Microservices ecosystem brings its own challenges such as loss of visibility into the system and the complex interactions between services. Traditional monitoring tools such as metrics and distributed logging still have their place, but they often fail to provide visibility across services. This is where distributed tracing comes in.

OpenTracing is a new, open standard for instrumenting applications and OSS packages for distributed tracing and monitoring. If you are looking to monitor a microservices-based architecture and perform root cause analysis of performance issues OpenTracing is just the thing for you. Here is a link to setup Jaeger (on Docker container) with the HotRod Go application:
https://github.com/opcito-technologies/JaegerHotRodGOApplication

Jaeger-Integration-with-application
Fig - Jaeger Integration with the application.

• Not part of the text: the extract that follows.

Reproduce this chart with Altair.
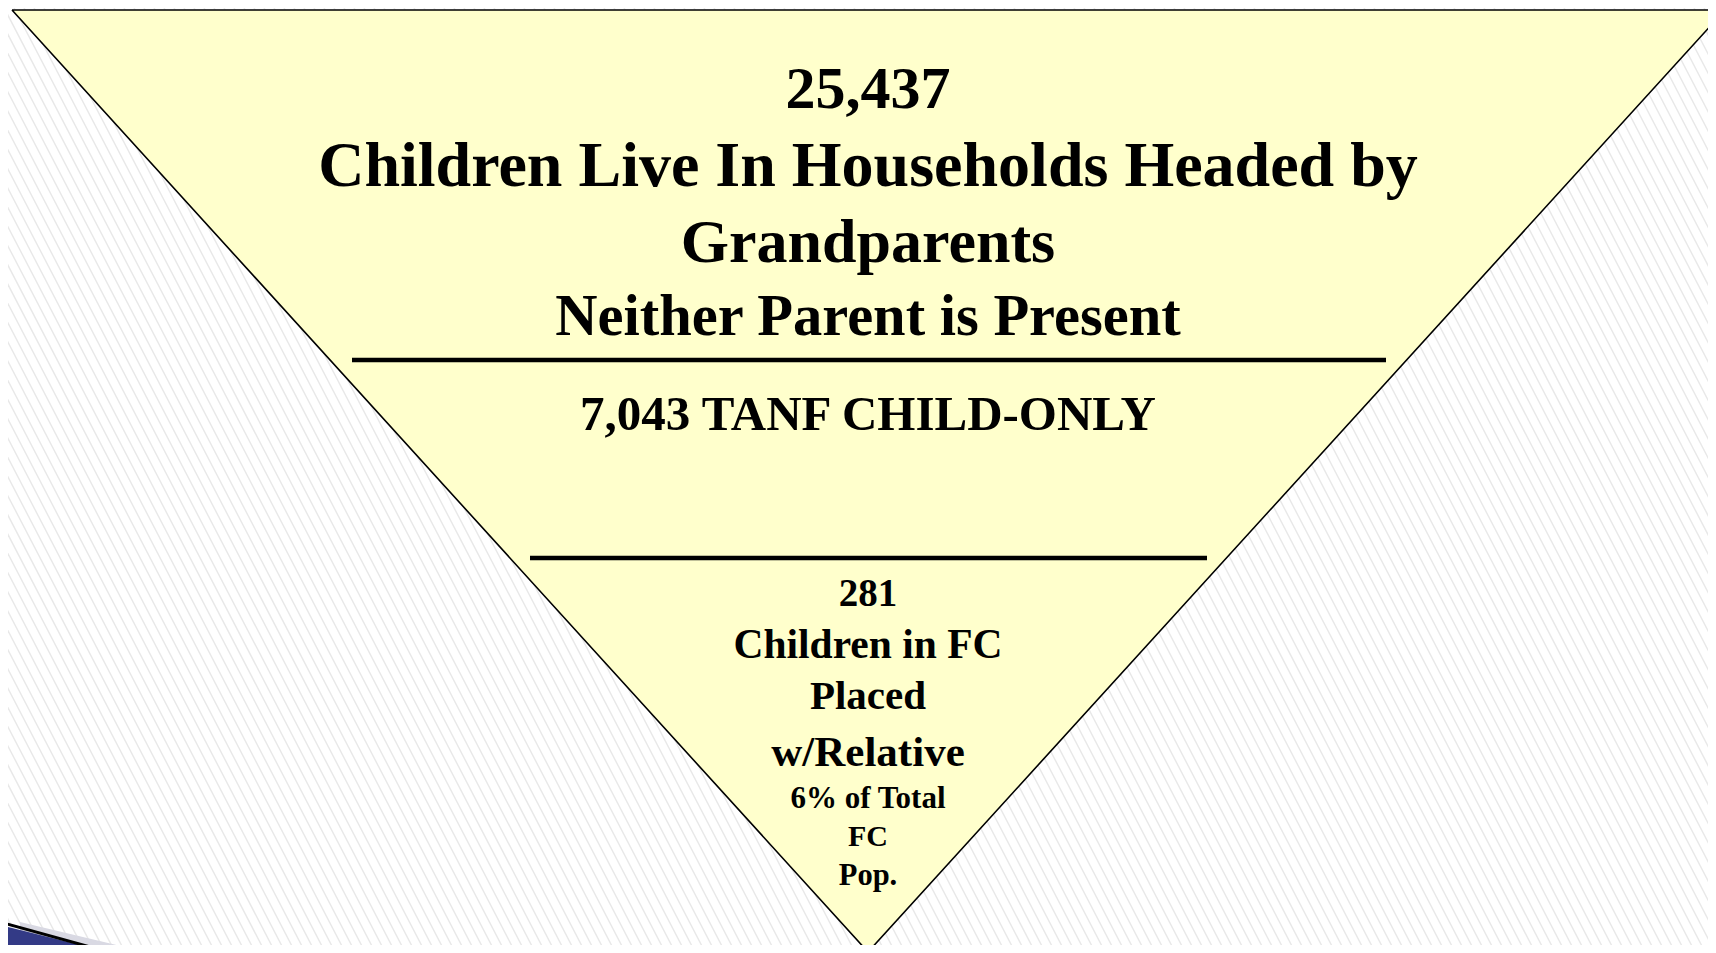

This diagram exhibits the architecture of how you can integrate Jaeger with your application and shows the mechanism of Jaeger to collect events from the application server. The setup includes the following components:

Jaeger Client - Jaeger clients are language-specific implementations of the OpenTracing API.
Jaeger Agent - A network daemon that listens to spans sent over UDP, which it batches and sends to the collector. It is designed to be deployed to all hosts as an infrastructure component. The agent abstracts the routing and discovery of the collectors away from the client.
Jaeger Collector - The collector receives traces from Jaeger agents and runs them through a processing pipeline.
Jaeger UI - Web UI for Jaeger.

Keeping track of everything is a very important aspect, in my opinion. And when it comes to tracking the performance of your application, which is an important aspect of any system, these two tools will certainly help you track what you need to track, and that too without any hassle. It is very easy to instrument your applications with these two because of the rapport with almost any ecosystem. So, if you are looking for an end-to-end distributed system to trace and monitor your complex architectures, you know where and what to look for.